Jung Ho Ahn

One paper accepted at HPCA 2025

Thrilled to announce that our research group (scale@snu) kicks off 2025 with a paper accepted at HPCA (besides two conditionally accepted papers @ ASPLOS 2025). All streaks will end; but we are still enjoying a streak, 11 in a row, of publishing at least one paper to ISCA/MICRO/HPCA since MICRO 2021. MICRO#4 (TRiM) - HPCA#10 (Mithril) - ISCA#9 (BTS) - MICRO#5 (ARK) - HPCA#11 (SHADOW) - ISCA#10 (SHARP) - MICRO#6/#7 (Cube/CXL-DRAM) - HPCA#12 (CXL-PNM) - ISCA#11/#12 (DRAMScope/ND$) - MICRO#8 (Duplex) - HPCA#13 (Anaheim).

Anaheim

In this Anaheim paper (“Anaheim: Architecture and Algorithms for Processing Fully Homomorphic Encryption in Memory”), we investigated the role of NDP/PIM (near data processing, processing in memory) in accelerating FHE (fully homomorphic encryption, the CKKS scheme in particular). For this purpose, we first rewrote a GPU library for the CKKS FHE, called Cheddar (it is substantially better than what we have developed and published through the 100x paper; it is arxived as of now, but we hope that it will be peer-reviewed soon as well).

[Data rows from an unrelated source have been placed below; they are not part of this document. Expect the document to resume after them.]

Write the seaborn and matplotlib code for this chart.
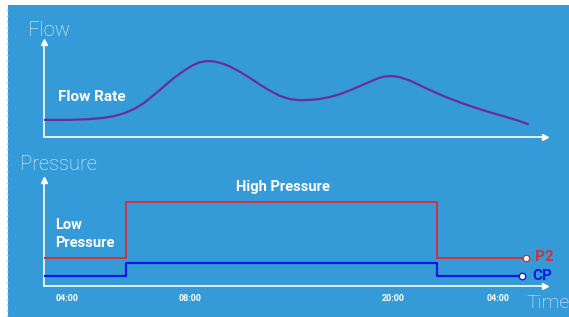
import numpy as np
import pandas as pd
import matplotlib
matplotlib.use("Agg")
import matplotlib.pyplot as plt
import seaborn as sns

sns.set_theme(style="white")
plt.rcParams['font.family'] = ['Roboto', 'DejaVu Sans']

# time axis in relative units (0..100 across the axis)
tick_pos = [4.6, 29.1, 69.7, 90.6]
tick_labels = ['04:00', '08:00', '20:00', '04:00']

# flow rate curve
flow_t = [0, 5, 9, 12, 14, 16, 18, 20, 22, 24, 26, 28, 29.5, 31, 32.5, 34, 35.5, 37, 39, 41, 43,
          45, 47, 49, 51, 53, 55, 57, 59, 61, 63, 65, 66.5, 68, 69.5, 71, 73, 75, 77, 80, 83,
          86, 89, 92, 94.5, 96.6]
flow_v = [1.8, 1.8, 1.88, 2.02, 2.2, 2.5, 2.95, 3.6, 4.45, 5.35, 6.25, 7.0, 7.5, 7.85, 8.0, 7.95, 7.75, 7.45,
          6.9, 6.25, 5.55, 4.9, 4.35, 4.0, 3.88, 3.9, 4.0, 4.2, 4.5, 4.9, 5.35, 5.8, 6.15, 6.38, 6.42,
          6.3, 5.95, 5.45, 4.95, 4.25, 3.65, 3.1, 2.6, 2.15, 1.75, 1.35]

# pressure steps
p2_t = [0, 16.4, 78.4, 96.2]
p2_v = [2.64, 7.92, 2.64, 2.64]
cp_t = [0, 16.4, 78.4, 95.4]
cp_v = [0.94, 2.17, 0.94, 0.94]

bg = '#359BD8'
purple = '#6B2D9C'
red = '#C9363F'
blue = '#0A18E8'
W, H = 569, 317

fig = plt.figure(figsize=(W / 100, H / 100), dpi=100)
fig.patch.set_facecolor('white')
fig.patches.append(plt.Rectangle((8 / W, 0), 1 - 8 / W, (H - 5) / H, transform=fig.transFigure,
                                 facecolor=bg, edgecolor='none', zorder=-5))
fig.lines.append(plt.Line2D([7 / W, 7 / W], [0, (H - 5) / H], transform=fig.transFigure,
                            color='#BFD9EE', lw=1, ls=(0, (1.5, 2.5)), zorder=-4))

ax1 = fig.add_axes([44 / W, (H - 137) / H, (545 - 44) / W, (137 - 42) / H])
ax2 = fig.add_axes([44 / W, (H - 286) / H, (545 - 44) / W, (286 - 180) / H])

for ax in (ax1, ax2):
    ax.set_facecolor('none')
    for s in ax.spines.values():
        s.set_visible(False)
    ax.set_yticks([])
    ax.plot([0, 0], [0, 1], color='white', lw=1.2, transform=ax.transAxes, clip_on=False)
    ax.plot([0, 1], [0, 0], color='white', lw=1.2, transform=ax.transAxes, clip_on=False)
    ax.plot([0], [1], marker='^', color='white', ms=4, transform=ax.transAxes, clip_on=False)
    ax.plot([1], [0], marker='>', color='white', ms=4, transform=ax.transAxes, clip_on=False)

ax1.set_xticks([])
sns.lineplot(x=flow_t, y=flow_v, ax=ax1, color=purple, lw=1.6)

sns.lineplot(x=p2_t, y=p2_v, ax=ax2, color=red, lw=1.5, drawstyle='steps-post')
sns.lineplot(x=cp_t, y=cp_v, ax=ax2, color=blue, lw=1.6, drawstyle='steps-post')
ax2.scatter([p2_t[-1]], [p2_v[-1]], s=22, facecolor='white', edgecolor=red, lw=1, zorder=5, clip_on=False)
ax2.scatter([cp_t[-1]], [cp_v[-1]], s=22, facecolor='white', edgecolor=blue, lw=1, zorder=5, clip_on=False)

for ax in (ax1, ax2):
    ax.set_xlim(0, 100)
    ax.set_ylim(0, 10)
    ax.set_xlabel('')
    ax.set_ylabel('')

ax2.set_xticks(tick_pos)
ax2.set_xticklabels(tick_labels, color='white', fontsize=6.5, fontweight='bold')
ax2.tick_params(axis='x', length=4, width=1, color='white', direction='in', pad=6)

# text
fig.text(28 / W, 1 - 30 / H, 'Flow', color='#E6F2FB', fontsize=14.5, fontweight='light', va='center')
fig.text(20 / W, 1 - 164 / H, 'Pressure', color='#E6F2FB', fontsize=14.5, fontweight='light', va='center')
fig.text(526 / W, 1 - 303 / H, 'Time', color='#E6F2FB', fontsize=14, fontweight='light', va='center')
fig.text(58 / W, 1 - 97 / H, 'Flow Rate', color='white', fontsize=11, fontweight='bold', va='center')
fig.text(283 / W, 1 - 187 / H, 'High Pressure', color='white', fontsize=10.5, fontweight='bold',
         va='center', ha='center')
fig.text(55 / W, 1 - 234 / H, 'Low\nPressure', color='white', fontsize=10.5, fontweight='bold',
         va='center', linespacing=1.3)
fig.text(535 / W, 1 - 257 / H, 'P2', color=red, fontsize=11, fontweight='bold', va='center')
fig.text(532 / W, 1 - 276 / H, 'CP', color=blue, fontsize=11, fontweight='bold', va='center')

fig.savefig('out.png', dpi=100, facecolor=fig.get_facecolor())
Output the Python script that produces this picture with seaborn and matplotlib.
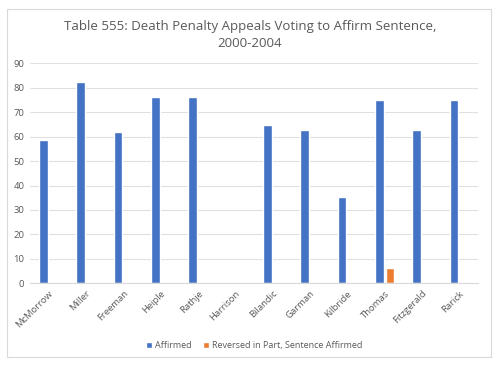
import pandas as pd
import matplotlib.pyplot as plt
import seaborn as sns
from matplotlib.patches import Rectangle

# ------------------------------------------------------
# Data
# ------------------------------------------------------

judges = ["McMorrow", "Miller", "Freeman", "Heiple", "Rathje", "Harrison",
          "Bilandic", "Garman", "Kilbride", "Thomas", "Fitzgerald", "Rarick"]
affirmed = [58.8, 82.4, 61.8, 76.4, 76.4, 0, 64.7, 62.7, 35.3, 75.0, 62.7, 75.0]
reversed_part = [0, 0, 0, 0, 0, 0, 0, 0, 0, 6.2, 0, 0]
series = ["Affirmed", "Reversed in Part, Sentence Affirmed"]

df = pd.DataFrame({
    "Judge": judges * 2,
    "Value": affirmed + reversed_part,
    "Series": [series[0]] * len(judges) + [series[1]] * len(judges),
})

# ------------------------------------------------------
# Plot
# ------------------------------------------------------

sns.set_style("white")
plt.rcParams["font.family"] = ["Open Sans", "DejaVu Sans"]
text_col = "#595959"

fig = plt.figure(figsize=(5, 3.66), dpi=100)
ax = fig.add_axes([0.06, 0.226, 0.896, 0.601])

sns.barplot(data=df, x="Judge", y="Value", hue="Series",
            palette=["#4472C4", "#ED7D31"], width=0.58, gap=0.2,
            saturation=1, ax=ax, legend=True)

ax.set_ylim(0, 90)
ax.set_yticks(range(0, 91, 10))
ax.set_xlim(-0.5, len(judges) - 0.5)
ax.yaxis.grid(True, color="#E0E0E0", lw=0.8)
ax.set_axisbelow(True)
for s in ["top", "right", "left"]:
    ax.spines[s].set_visible(False)
ax.spines["bottom"].set_color("#D9D9D9")
ax.set_xlabel("")
ax.set_ylabel("")
ax.tick_params(axis="both", length=0, labelsize=6.8, colors=text_col, pad=4)
plt.setp(ax.get_xticklabels(), rotation=45, ha="right", rotation_mode="anchor")

ax.legend(loc="upper center", bbox_to_anchor=(0.5, -0.225), ncol=2,
          frameon=False, fontsize=6.5, handlelength=0.7, handleheight=0.7,
          columnspacing=1.2, handletextpad=0.3, labelcolor=text_col)

fig.text(0.5, 0.905, "Table 555: Death Penalty Appeals Voting to Affirm Sentence,\n2000-2004",
         ha="center", va="center", fontsize=9.5, color=text_col, linespacing=1.4)

fig.patches.append(Rectangle((0.014, 0.025), 0.968, 0.95, transform=fig.transFigure,
                             fill=False, edgecolor="#D9D9D9", lw=0.8))

fig.savefig("out.png", dpi=100)
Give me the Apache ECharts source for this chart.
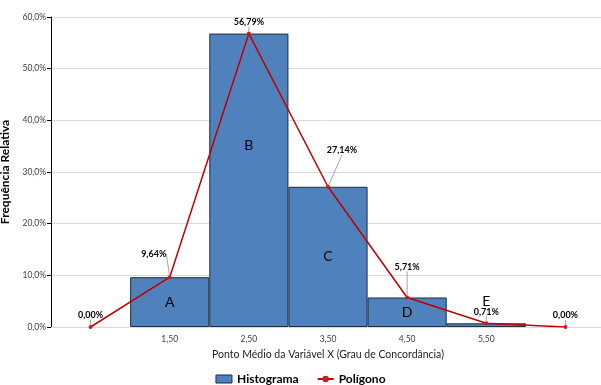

Through this refactoring process, we identified that an optimized GPU implementation leaves quite a bit of room for further enhancement by exploiting NDP/PIM. This is because over half of the execution time is bottlenecked by memory-intensive kernels, mostly performing element-wise operations. We believe that FHE acceleration can take advantages of NDP/PIM, which is well aligned with the trendy buzzwords, such as Custom HBM and LPDDR-PIM (On a related note, I am taking a sabbatical at Samsung DS now; I am more than glad to have a coffee or lunch with many of the Samsung employees who know me directly/indirectly!).

Anaheim follows the trilogy papers from my group regarding CKKS acceleration -- BTS/ARK/SHARP (CiFHER might have shared its position constituting a quad, but we will work on further advancements regarding chiplet for FHE acceleration). However, Anaheim takes a bit different stance as it leverages existing GPUs for compute-intensive operations.

Acknowledgement

I appreciate the heroic efforts led by Jongmin Kim, the first author of Anaheim (and ARK/SHARP), and the team (Sungmin Yun, Hyesung Ji, Wonseok Choi, and Sangpyo Kim). He and the gang turned an ambiguous idea and an ambitious goal set by me into a gem. The critical and constructive comments given by the reviewers and the extensive revision efforts made by the team turned the lukewarm review scores into all positive ones. I truly hope that the efforts made by us and the other computer architecture community help homomorphic encryption approaching a broader acceptance.